Prior-Art Distinction
Conventional fuel-cell and electrolyzer assembly lines disclose subsets of the eight steps in isolation: hot-press parameter ranges for membrane-electrode assemblies are well known, gasket-and-fastener and glass-to-metal seal designs are individually mature, and ultrasonic welding of polymer housings is standard practice in pouch-cell assembly. What the disclosed process adds is the explicit binding of the eight-step sequence and the sealing-class selection to a credentialed manufacturing-event attestation that is itself a signed surface within the master credential.
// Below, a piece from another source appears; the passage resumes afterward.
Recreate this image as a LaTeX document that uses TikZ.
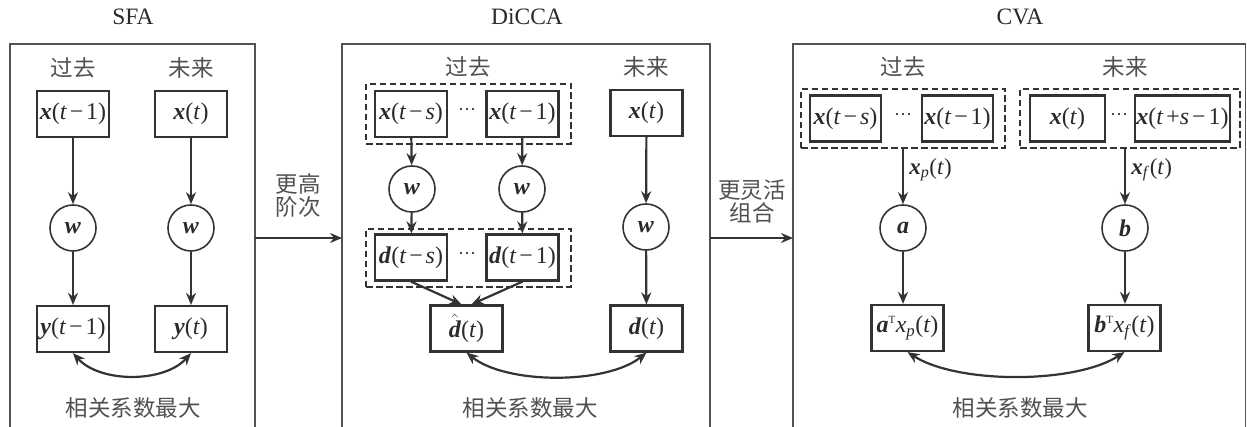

Prior assembly lines treat process records as quality-assurance artifacts retained by the manufacturer; the disclosed process treats them as cryptographically signed primitives that travel with the cell, that compose with downstream attestations, and that can be revoked. The combination of the parameter envelope, the four-way sealing-class enumeration, and the credentialed origin link is therefore not anticipated by any single prior reference.
Disclosure Scope
The scope of the disclosure encompasses the eight-step sequence, the disclosed parameter ranges, the four sealing classes individually and in any combination, the credentialed manufacturing-event attestation and its constituent fields, and the composition of the attestation with the master credential of the cell. The scope is not limited to any particular electrode-fabrication method, membrane chemistry, housing material, or end application. Embodiments practiced at laboratory scale, pilot scale, and full-rate production scale are within the scope, as are embodiments in which one or more steps are performed by a contract manufacturer whose own credentialed identity participates in the resulting attestation.